## Aim
Begin with the first line of the material and copy each line word for word through the line that contains "wl = np.arange(211, 251)"; the pictures are left out.

## Dataset extract
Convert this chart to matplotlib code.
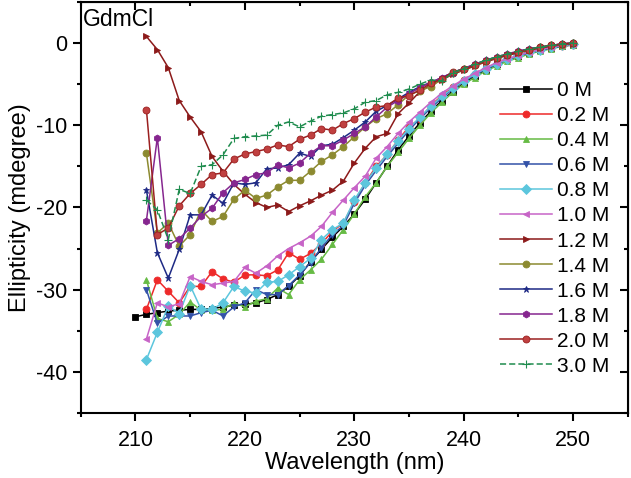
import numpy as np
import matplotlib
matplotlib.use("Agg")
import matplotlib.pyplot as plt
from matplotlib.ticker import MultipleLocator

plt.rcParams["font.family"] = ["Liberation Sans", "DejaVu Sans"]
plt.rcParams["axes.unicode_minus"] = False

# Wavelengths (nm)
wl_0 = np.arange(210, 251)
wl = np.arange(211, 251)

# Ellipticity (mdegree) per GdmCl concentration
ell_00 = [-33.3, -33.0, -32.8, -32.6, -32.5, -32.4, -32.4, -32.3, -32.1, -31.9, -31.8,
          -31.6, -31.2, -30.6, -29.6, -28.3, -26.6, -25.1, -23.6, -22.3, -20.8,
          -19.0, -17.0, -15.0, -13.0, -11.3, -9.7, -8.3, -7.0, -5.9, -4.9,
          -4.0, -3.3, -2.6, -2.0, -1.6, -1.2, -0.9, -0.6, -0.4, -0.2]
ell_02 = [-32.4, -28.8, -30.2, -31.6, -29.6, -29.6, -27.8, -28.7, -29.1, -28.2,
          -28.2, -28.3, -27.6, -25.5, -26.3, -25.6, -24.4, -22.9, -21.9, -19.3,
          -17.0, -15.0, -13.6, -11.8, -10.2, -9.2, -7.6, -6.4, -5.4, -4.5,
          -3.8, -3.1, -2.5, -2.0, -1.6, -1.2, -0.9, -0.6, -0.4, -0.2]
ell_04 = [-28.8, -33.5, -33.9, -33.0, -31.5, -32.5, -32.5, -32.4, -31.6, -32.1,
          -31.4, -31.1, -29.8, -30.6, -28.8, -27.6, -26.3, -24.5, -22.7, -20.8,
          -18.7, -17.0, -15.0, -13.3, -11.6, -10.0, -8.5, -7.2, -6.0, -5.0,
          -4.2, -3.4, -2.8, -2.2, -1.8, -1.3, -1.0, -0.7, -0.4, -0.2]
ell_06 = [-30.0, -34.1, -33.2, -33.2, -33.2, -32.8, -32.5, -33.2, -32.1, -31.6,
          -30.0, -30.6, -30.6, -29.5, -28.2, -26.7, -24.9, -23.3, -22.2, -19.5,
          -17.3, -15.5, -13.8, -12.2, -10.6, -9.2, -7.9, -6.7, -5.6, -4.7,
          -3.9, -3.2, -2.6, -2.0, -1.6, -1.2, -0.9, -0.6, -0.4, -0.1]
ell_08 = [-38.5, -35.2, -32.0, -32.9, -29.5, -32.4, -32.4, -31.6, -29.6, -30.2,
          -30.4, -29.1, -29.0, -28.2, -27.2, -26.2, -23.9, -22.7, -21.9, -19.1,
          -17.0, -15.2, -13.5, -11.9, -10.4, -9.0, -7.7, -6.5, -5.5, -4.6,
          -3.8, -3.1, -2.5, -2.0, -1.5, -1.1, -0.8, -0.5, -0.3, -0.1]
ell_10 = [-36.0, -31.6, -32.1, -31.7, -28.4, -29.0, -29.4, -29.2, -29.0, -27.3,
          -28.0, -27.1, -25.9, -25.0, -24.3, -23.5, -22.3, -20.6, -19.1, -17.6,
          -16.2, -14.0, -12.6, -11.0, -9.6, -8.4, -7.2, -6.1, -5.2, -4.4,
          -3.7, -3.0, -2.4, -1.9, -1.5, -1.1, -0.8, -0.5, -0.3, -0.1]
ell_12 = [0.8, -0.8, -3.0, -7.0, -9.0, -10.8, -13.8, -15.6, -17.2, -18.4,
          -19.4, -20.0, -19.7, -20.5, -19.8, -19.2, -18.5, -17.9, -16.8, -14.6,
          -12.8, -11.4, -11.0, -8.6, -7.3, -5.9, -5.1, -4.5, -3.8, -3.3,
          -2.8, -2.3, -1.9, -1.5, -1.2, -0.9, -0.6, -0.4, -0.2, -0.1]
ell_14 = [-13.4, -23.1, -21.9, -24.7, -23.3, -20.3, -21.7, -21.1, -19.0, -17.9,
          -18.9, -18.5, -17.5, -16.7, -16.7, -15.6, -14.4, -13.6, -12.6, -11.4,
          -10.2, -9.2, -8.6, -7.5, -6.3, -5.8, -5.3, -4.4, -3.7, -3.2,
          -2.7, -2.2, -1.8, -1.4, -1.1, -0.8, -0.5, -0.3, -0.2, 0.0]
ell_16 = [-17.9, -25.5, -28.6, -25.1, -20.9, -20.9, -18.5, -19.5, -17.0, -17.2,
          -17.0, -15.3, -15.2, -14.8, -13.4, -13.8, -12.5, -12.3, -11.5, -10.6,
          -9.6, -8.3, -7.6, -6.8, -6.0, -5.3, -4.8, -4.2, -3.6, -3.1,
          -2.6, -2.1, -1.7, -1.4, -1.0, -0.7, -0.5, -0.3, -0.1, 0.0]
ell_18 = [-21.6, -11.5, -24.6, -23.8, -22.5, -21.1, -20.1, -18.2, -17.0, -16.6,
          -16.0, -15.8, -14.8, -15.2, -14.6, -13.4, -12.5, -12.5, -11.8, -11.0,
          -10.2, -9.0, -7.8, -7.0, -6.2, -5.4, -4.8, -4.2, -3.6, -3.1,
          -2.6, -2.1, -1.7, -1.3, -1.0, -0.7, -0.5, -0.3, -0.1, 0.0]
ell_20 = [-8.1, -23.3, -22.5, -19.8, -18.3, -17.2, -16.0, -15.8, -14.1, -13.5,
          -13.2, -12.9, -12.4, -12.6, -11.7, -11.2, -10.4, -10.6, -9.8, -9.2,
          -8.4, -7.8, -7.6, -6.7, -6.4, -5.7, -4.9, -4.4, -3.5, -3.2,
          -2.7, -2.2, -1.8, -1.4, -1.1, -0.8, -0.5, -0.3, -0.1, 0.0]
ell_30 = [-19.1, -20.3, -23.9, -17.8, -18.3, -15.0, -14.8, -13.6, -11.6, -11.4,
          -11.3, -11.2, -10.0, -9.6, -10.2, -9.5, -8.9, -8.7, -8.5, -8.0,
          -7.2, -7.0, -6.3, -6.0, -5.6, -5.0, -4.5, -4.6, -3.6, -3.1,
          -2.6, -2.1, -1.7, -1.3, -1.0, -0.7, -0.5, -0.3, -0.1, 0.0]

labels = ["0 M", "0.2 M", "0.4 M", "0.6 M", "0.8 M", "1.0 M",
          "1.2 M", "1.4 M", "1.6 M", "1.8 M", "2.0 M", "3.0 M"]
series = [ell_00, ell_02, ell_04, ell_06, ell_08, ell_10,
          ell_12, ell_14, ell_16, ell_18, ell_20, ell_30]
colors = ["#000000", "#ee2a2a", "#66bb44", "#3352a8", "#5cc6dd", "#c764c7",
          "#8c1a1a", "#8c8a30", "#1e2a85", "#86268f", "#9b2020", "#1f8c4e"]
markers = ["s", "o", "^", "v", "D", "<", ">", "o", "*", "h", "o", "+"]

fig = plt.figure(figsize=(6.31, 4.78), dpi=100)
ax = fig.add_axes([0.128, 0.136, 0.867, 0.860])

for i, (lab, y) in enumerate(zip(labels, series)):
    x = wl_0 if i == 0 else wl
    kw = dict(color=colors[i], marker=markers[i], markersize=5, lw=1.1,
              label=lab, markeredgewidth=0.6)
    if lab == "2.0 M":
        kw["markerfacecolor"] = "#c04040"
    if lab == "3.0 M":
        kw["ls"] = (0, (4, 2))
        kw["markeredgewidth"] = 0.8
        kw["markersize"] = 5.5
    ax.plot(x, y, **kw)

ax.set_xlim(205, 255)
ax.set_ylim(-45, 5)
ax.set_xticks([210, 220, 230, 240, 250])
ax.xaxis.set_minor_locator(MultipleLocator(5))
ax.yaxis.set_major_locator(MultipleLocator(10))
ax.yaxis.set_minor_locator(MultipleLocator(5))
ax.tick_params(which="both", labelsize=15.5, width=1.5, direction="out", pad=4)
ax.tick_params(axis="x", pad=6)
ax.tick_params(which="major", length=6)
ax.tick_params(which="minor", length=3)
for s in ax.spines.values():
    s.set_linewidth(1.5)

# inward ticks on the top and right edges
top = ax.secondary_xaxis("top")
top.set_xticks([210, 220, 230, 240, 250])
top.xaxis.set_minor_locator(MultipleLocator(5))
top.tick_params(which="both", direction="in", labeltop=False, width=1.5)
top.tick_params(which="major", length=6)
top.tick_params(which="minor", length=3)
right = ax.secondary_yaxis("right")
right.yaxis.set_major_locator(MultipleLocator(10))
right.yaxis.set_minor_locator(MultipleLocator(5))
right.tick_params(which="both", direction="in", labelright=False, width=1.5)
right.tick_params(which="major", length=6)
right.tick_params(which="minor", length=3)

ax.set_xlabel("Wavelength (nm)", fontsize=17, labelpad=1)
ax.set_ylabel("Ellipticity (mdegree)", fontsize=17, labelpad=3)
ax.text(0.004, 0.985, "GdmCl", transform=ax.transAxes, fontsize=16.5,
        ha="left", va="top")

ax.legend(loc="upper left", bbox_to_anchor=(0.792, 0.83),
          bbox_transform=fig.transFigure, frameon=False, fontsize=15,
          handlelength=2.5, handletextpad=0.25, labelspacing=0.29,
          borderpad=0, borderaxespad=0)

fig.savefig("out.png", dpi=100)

## Solved exercise
Convert this chart to matplotlib code.
import numpy as np
import matplotlib
matplotlib.use("Agg")
import matplotlib.pyplot as plt
from matplotlib.ticker import MultipleLocator

plt.rcParams["font.family"] = ["Liberation Sans", "DejaVu Sans"]
plt.rcParams["axes.unicode_minus"] = False

# Wavelengths (nm)
wl_0 = np.arange(210, 251)
wl = np.arange(211, 251)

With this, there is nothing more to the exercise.